Tuesday, March 31, 2015

British gangster films I have loved and loathed

In a profile in the current issue of the Marple Review newspaper I was asked a number of light personal questions, alongside the other election candidates. The one answer I gave that people have asked me the most about was my relaxation technique - trashy British gangster films and church. In that order.

I have discussed this at length with my good mate Edmund Montgomery, the former assistant priest at Our Lady and St Christopher's in Romiley. There is a biblical narrative within these often grisly tales of violence and retribution. But also a strong sense of redemption.

The trashy ones I've recently watched include every possible film about the Essex Range Rover murders, Essex Boys, Fall of the Essex Boys, Essex Boys the Retribution, Rise of the Footsoldier, Bonded by Blood, some even starring the same actors.
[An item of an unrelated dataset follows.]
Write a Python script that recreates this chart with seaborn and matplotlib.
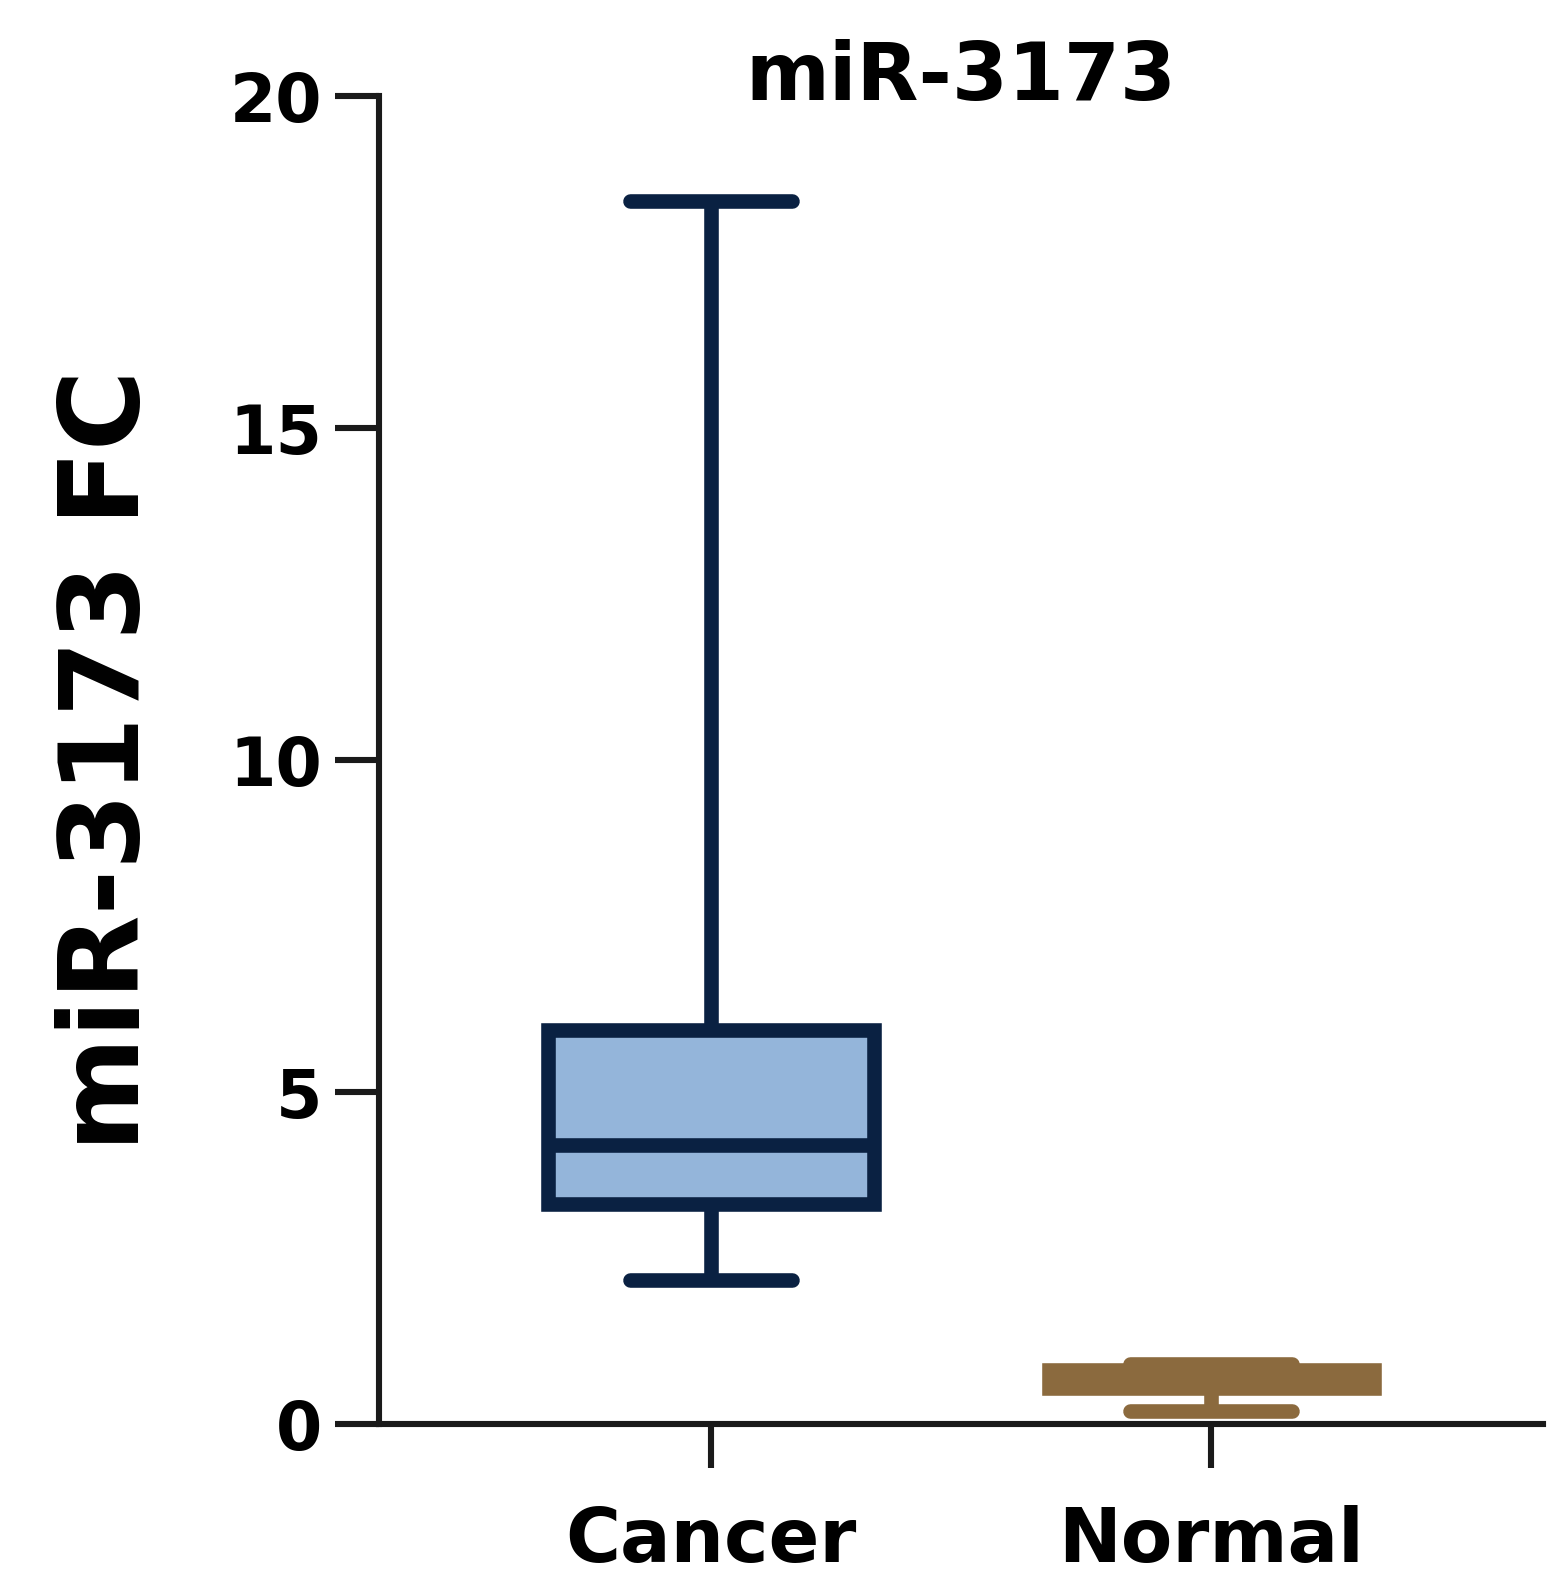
import pandas as pd
import matplotlib
matplotlib.use("Agg")
import matplotlib.pyplot as plt
import seaborn as sns

# Datos (mín, Q1, mediana, Q3, máx)
groups = ["Cancer", "Normal"]
cancer_vals = [2.17, 3.31, 4.2, 5.93, 18.42]
normal_vals = [0.2, 0.54, 0.68, 0.82, 0.9]
fill_colors = ["#94B5DA", "#8B6A3E"]
edge_colors = ["#0A2142", "#8B6A3E"]
y_ticks = [0, 5, 10, 15, 20]

df = pd.DataFrame({
    "grupo": ["Cancer"] * len(cancer_vals) + ["Normal"] * len(normal_vals),
    "FC": cancer_vals + normal_vals,
})

sns.set_style("white")
plt.rcParams["font.family"] = ["DejaVu Sans"]
plt.rcParams["font.weight"] = "bold"
plt.rcParams["text.color"] = "black"
plt.rcParams["axes.labelcolor"] = "black"

fig = plt.figure(figsize=(15.68, 15.86), dpi=100)
ax = fig.add_axes([0.2417, 0.1021, 0.7424, 0.8374])

for g, fc, ec in zip(groups, fill_colors, edge_colors):
    sns.boxplot(data=df[df["grupo"] == g], x="grupo", y="FC", order=groups,
                color=fc, linecolor=ec, saturation=1, whis=(0, 100),
                width=0.65, linewidth=10.5, showfliers=False, ax=ax)

ax.set_xlim(-0.664, 1.664)
ax.set_ylim(0, 20)
ax.set_yticks(y_ticks)
ax.set_yticklabels([str(t) for t in y_ticks], fontsize=48, fontweight="bold")
ax.set_xticks(range(len(groups)))
ax.set_xticklabels(groups, fontsize=54, fontweight="bold")

ax.set_xlabel("")
ax.set_ylabel("miR-3173 FC", fontsize=79, fontweight="bold", labelpad=48,
              color="black")
ax.set_title("miR-3173", fontsize=58, fontweight="bold", pad=-3, color="black")

sns.despine(ax=ax)
for s in ["left", "bottom"]:
    ax.spines[s].set_linewidth(4.4)
    ax.spines[s].set_color("#1a1a1a")
ax.tick_params(axis="both", which="major", length=32, width=4.4,
               color="#1a1a1a", labelcolor="black", bottom=True, left=True)
ax.tick_params(axis="y", pad=9)
ax.tick_params(axis="x", pad=26)

fig.savefig("out.png", dpi=100)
These aren't in the same league as epoch defining crime classics like Long Good Friday, Layer Cake and Get Carter. They're not subtle either - though this binge has included some dark and clever low budget films - Harry Brown and Down Terrace stand out - but most are fairly crude. St George's Day, The Crew and A Belfast Story are typical fare and hinge around a flawed hero who wants out but can't escape his past. There isn't a BAFTA amongst them, but I find the whole sub plot as to how these films even got made utterly fascinating. What the triggers are and what they say about the creative economy.

Maybe someone one day will make a film about this Marple murder of 1994, still unsolved.